To some, banning menthol cigarettes might seem like an easy way to reduce smoking rates, but the experiment did not yield success in Canada because smokers just went somewhere else to get the products. A study by the National Bureau of Economic Research on Canada’s menthol ban revealed: “…provincial menthol bans shifted smokers’ cigarette purchases away from grocery stores and gas stations to First Nations reserves (where the menthol bans do not bind).”

Massachusetts isn’t just losing much-needed tax revenue by forcing residents to buy flavored cigarettes across the state border but is also creating a new criminal market for menthols, which will overwhelmingly target black residents. This illicit market will also predictably result in more, and unnecessary, policing of minority communities, which is precisely why the American Civil Liberties Union opposed tobacco flavor prohibition at the federal level.

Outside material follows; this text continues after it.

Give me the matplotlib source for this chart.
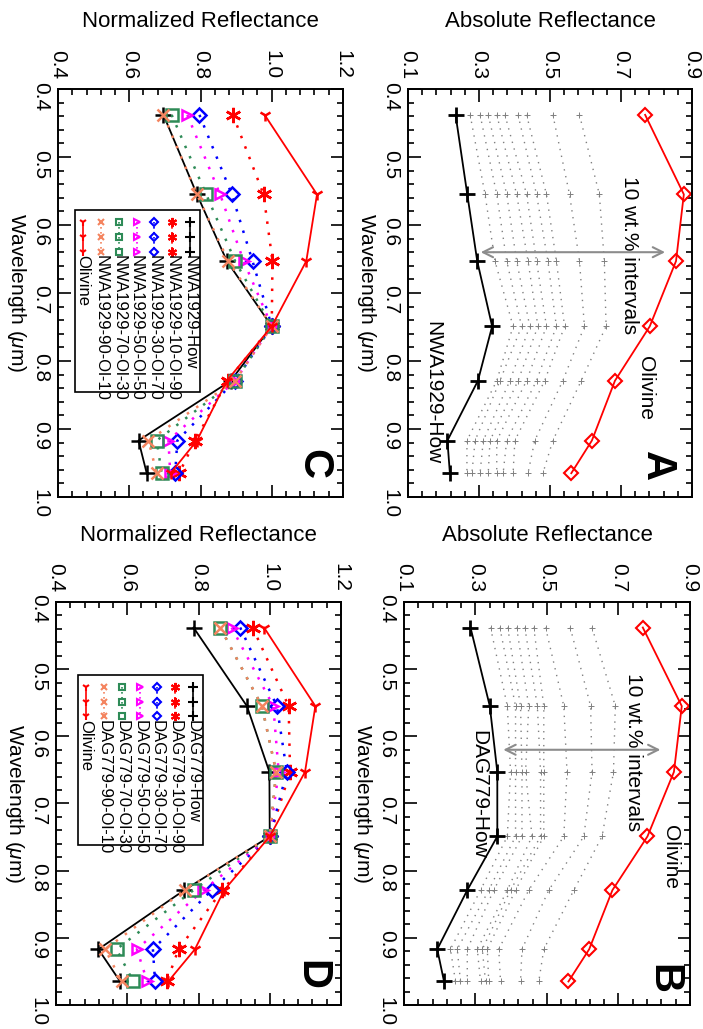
import numpy as np
import matplotlib
matplotlib.use("Agg")
import matplotlib.pyplot as plt

plt.rcParams['font.family'] = ['Liberation Sans', 'DejaVu Sans']
plt.rcParams['mathtext.fontset'] = 'custom'
plt.rcParams['mathtext.it'] = 'Liberation Sans:italic'

# Dawn FC filter centres (um)
wavelength = [0.438, 0.555, 0.653, 0.749, 0.829, 0.917, 0.965]

# absolute reflectance, panels A and B
olivine_abs = [0.768, 0.877, 0.855, 0.781, 0.683, 0.618, 0.560]
nwa_how_abs = [0.234, 0.267, 0.295, 0.337, 0.297, 0.211, 0.218]
dag_how_abs = [0.286, 0.340, 0.361, 0.361, 0.277, 0.193, 0.212]

# 10 wt.% mixtures (one row per wavelength, 90-How ... 10-How)
nwa_mix_abs = [
    [0.275, 0.303, 0.326, 0.350, 0.373, 0.410, 0.434, 0.508, 0.583],
    [0.317, 0.350, 0.378, 0.406, 0.434, 0.462, 0.490, 0.555, 0.639],
    [0.345, 0.378, 0.406, 0.438, 0.462, 0.494, 0.518, 0.583, 0.653],
    [0.396, 0.420, 0.443, 0.466, 0.490, 0.518, 0.541, 0.597, 0.658],
    [0.350, 0.359, 0.387, 0.410, 0.434, 0.462, 0.485, 0.536, 0.588],
    [0.266, 0.289, 0.312, 0.331, 0.350, 0.378, 0.401, 0.457, 0.508],
    [0.266, 0.280, 0.303, 0.326, 0.350, 0.368, 0.396, 0.438, 0.480],
]
dag_mix_abs = [
    [0.342, 0.368, 0.390, 0.415, 0.438, 0.463, 0.496, 0.565, 0.626],
    [0.389, 0.412, 0.426, 0.449, 0.473, 0.491, 0.547, 0.622, 0.691],
    [0.398, 0.412, 0.430, 0.440, 0.482, 0.491, 0.556, 0.626, 0.686],
    [0.389, 0.412, 0.430, 0.458, 0.482, 0.491, 0.547, 0.603, 0.654],
    [0.314, 0.337, 0.351, 0.389, 0.398, 0.412, 0.449, 0.505, 0.575],
    [0.230, 0.249, 0.277, 0.305, 0.319, 0.333, 0.365, 0.430, 0.491],
    [0.244, 0.258, 0.277, 0.314, 0.328, 0.337, 0.370, 0.426, 0.477],
]

# normalized reflectance (to 0.749 um), panel C
nwa_labels = ['NWA1929-How', 'NWA1929-10-Ol-90', 'NWA1929-30-Ol-70',
              'NWA1929-50-Ol-50', 'NWA1929-70-Ol-30', 'NWA1929-90-Ol-10', 'Olivine']
nwa_norm = [
    [0.696, 0.790, 0.874, 1.0, 0.885, 0.626, 0.649],
    [0.891, 0.977, 1.002, 1.0, 0.876, 0.785, 0.740],
    [0.797, 0.888, 0.946, 1.0, 0.897, 0.735, 0.729],
    [0.763, 0.855, 0.921, 1.0, 0.897, 0.710, 0.715],
    [0.719, 0.816, 0.897, 1.0, 0.897, 0.677, 0.691],
    [0.696, 0.790, 0.878, 1.0, 0.897, 0.654, 0.677],
    [0.980, 1.127, 1.097, 1.0, 0.874, 0.790, 0.716],
]
# panel D
dag_labels = ['DAG779-How', 'DAG779-10-Ol-90', 'DAG779-30-Ol-70',
              'DAG779-50-Ol-50', 'DAG779-70-Ol-30', 'DAG779-90-Ol-10', 'Olivine']
dag_norm = [
    [0.786, 0.936, 0.999, 1.0, 0.760, 0.519, 0.580],
    [0.952, 1.053, 1.057, 1.0, 0.867, 0.744, 0.711],
    [0.917, 1.020, 1.048, 1.0, 0.837, 0.672, 0.678],
    [0.893, 1.010, 1.025, 1.0, 0.814, 0.627, 0.656],
    [0.861, 0.978, 1.018, 1.0, 0.786, 0.570, 0.617],
    [0.861, 0.978, 1.018, 1.0, 0.762, 0.538, 0.584],
    [0.984, 1.128, 1.099, 1.0, 0.872, 0.790, 0.715],
]

# style of each normalized series: colour, marker, linestyle, marker size
series_style = [
    ('black', '+', '-', 11),
    ('red', (6, 2, 0), ':', 11),
    ('blue', 'D', ':', 7),
    ('magenta', '>', ':', 7),
    ('#2e8b57', 's', ':', 8),
    ('#f4845f', 'x', ':', 8),
    ('red', '1', '-', 9),
]

abs_ticks = [0.1, 0.3, 0.5, 0.7, 0.9]
norm_ticks = [0.4, 0.6, 0.8, 1.0, 1.2]
wl_ticks = [0.4, 0.5, 0.6, 0.7, 0.8, 0.9, 1.0]

W, H = 703, 1029
fig = plt.figure(figsize=(W / 100, H / 100), dpi=100)


def px_rect(left, right, top, bottom):
    return [left / W, 1 - bottom / H, (right - left) / W, (bottom - top) / H]


def setup(ax, xticks, xlabel):
    ax.set_xlim(xticks[0], xticks[-1])
    ax.set_ylim(1.0, 0.4)
    ax.set_xticks(xticks)
    ax.set_xticklabels(['%.1f' % t for t in xticks])
    ax.set_xticks(np.arange(xticks[0], xticks[-1] + 1e-6, 0.04), minor=True)
    ax.set_yticks(wl_ticks)
    ax.set_yticklabels(['%.1f' % t for t in wl_ticks])
    ax.set_yticks(np.arange(0.4, 1.0001, 0.02), minor=True)
    ax.tick_params(which='both', direction='in', top=True, bottom=True,
                   left=True, right=True, width=1.2)
    ax.tick_params(which='major', length=9)
    ax.tick_params(which='minor', length=4.5)
    ax.tick_params(axis='x', labeltop=True, labelbottom=False,
                   labelrotation=-90, labelsize=15, pad=7)
    ax.tick_params(axis='y', labelrotation=-90, labelsize=15, pad=6)
    for s in ax.spines.values():
        s.set_linewidth(1.4)
    ax.text(0.5, 1.165, xlabel, transform=ax.transAxes, ha='center',
            va='center', fontsize=16)
    ax.text(-0.145, 0.5, r'Wavelength ($\mu$m)', transform=ax.transAxes,
            ha='center', va='center', rotation=-90, fontsize=15)


def panel_letter(ax, letter, x, y):
    ax.text(x, y, letter, transform=ax.transAxes, rotation=-90, ha='center',
            va='center', fontsize=30, fontweight='bold')


def abs_panel(ax, how, mix, how_name, letter, arrow, txt):
    mix = np.array(mix)
    for k in range(mix.shape[1]):
        ax.plot(mix[:, k], wavelength, color='0.5', ls=(0, (1, 4)), lw=1.0,
                marker='+', ms=4, mew=0.7)
    ax.plot(how, wavelength, color='black', lw=1.3, marker='+', ms=12, mew=2)
    ax.plot(olivine_abs, wavelength, color='red', lw=1.3, marker='D', ms=7,
            mfc='none', mew=1.5)
    ax.annotate('', xy=(arrow[1], arrow[2]), xytext=(arrow[0], arrow[2]),
                arrowprops=dict(arrowstyle='<->', color='0.55', lw=1.5,
                                mutation_scale=18))
    ax.text(txt[0][0], txt[0][1], '10 wt.% intervals', rotation=-90,
            ha='center', va='center', fontsize=15)
    ax.text(txt[1][0], txt[1][1], 'Olivine', rotation=-90,
            ha='center', va='center', fontsize=15)
    ax.text(txt[2][0], txt[2][1], how_name, rotation=-90,
            ha='center', va='center', fontsize=15)
    panel_letter(ax, letter[0], letter[1], letter[2])


def norm_panel(ax, series, labels, letter, box):
    for vals, (c, m, ls, ms) in zip(series, series_style):
        ax.plot(vals, wavelength, color=c, ls=ls if ls == '-' else (0, (1, 3.5)),
                lw=1.3 if ls == '-' else 1.8,
                marker=m, ms=ms, mfc='none', mew=1.8)
    # hand-made vertical legend
    x0, x1, y0, y1 = box
    ax.add_patch(plt.Rectangle((x0, y1), x1 - x0, y0 - y1, transform=ax.transAxes,
                               fill=False, ec='black', lw=1.2, zorder=5))
    for i, (lab, (c, m, ls, ms)) in enumerate(zip(labels, series_style)):
        xc = x1 - 0.035 - i * 0.0625
        ym = [y0 - 0.028, y0 - 0.065, y0 - 0.102]
        ax.plot([xc] * 3, ym, transform=ax.transAxes, color=c,
                ls=ls if ls == '-' else (0, (1, 2)), lw=1.2,
                marker=m, ms=ms * 0.6, mfc='none', mew=1.5, zorder=6)
        ax.text(xc, y0 - 0.110, lab, transform=ax.transAxes, rotation=-90,
                rotation_mode='anchor', ha='left', va='center', fontsize=12, zorder=6)
    panel_letter(ax, letter[0], letter[1], letter[2])


axA = fig.add_axes(px_rect(408, 692, 89, 497))
setup(axA, abs_ticks, 'Absolute Reflectance')
abs_panel(axA, nwa_how_abs, nwa_mix_abs, 'NWA1929-How', ('A', 0.877, 0.075),
          (0.297, 0.832, 0.640), [(0.725, 0.644), (0.768, 0.839), (0.170, 0.846)])

axB = fig.add_axes(px_rect(404, 690, 602, 1005))
setup(axB, abs_ticks, 'Absolute Reflectance')
abs_panel(axB, dag_how_abs, dag_mix_abs, 'DAG779-How', ('B', 0.906, 0.065),
          (0.370, 0.825, 0.620), [(0.741, 0.624), (0.845, 0.779), (0.308, 0.686)])

axC = fig.add_axes(px_rect(58, 343, 89, 497))
setup(axC, norm_ticks, 'Normalized Reflectance')
norm_panel(axC, nwa_norm, nwa_labels, ('C', 0.897, 0.08),
           (0.060, 0.498, 0.703, 0.257))

axD = fig.add_axes(px_rect(56, 341, 602, 1005))
setup(axD, norm_ticks, 'Normalized Reflectance')
norm_panel(axD, dag_norm, dag_labels, ('D', 0.897, 0.075),
           (0.077, 0.516, 0.818, 0.396))

fig.savefig('out.png', dpi=100)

The calls for needed criminal justice and police reforms and the need to stop the over-policing of minority neighborhoods can ring hollow when combined with other policies that undercut those reforms and target minority communities, as the menthol ban does. 

To avoid these points about overcriminalization, the supporters of the flavored tobacco ban claim possession and use isn’t a crime; only the sale of these products is a crime, they say. Drinking alcohol wasn’t illegal in the 1920s, the “manufacture, sale and transportation of intoxicating liquors” was, but the results were still catastrophic. Are we seriously supposed to believe that the disproportionate policing suffered by the black community due to the drug war and marijuana prohibition won’t be replicated in many ways by enforcement of menthol prohibition?

In the early 1900s, Massachusetts was the first state to ban recreational marijuana and it took the state 100 years to reverse its misguided policy. In this case, at least some state legislators are taking action to undo the menthol ban and refusing to wait until prohibition’s full impacts become too devastating to ignore.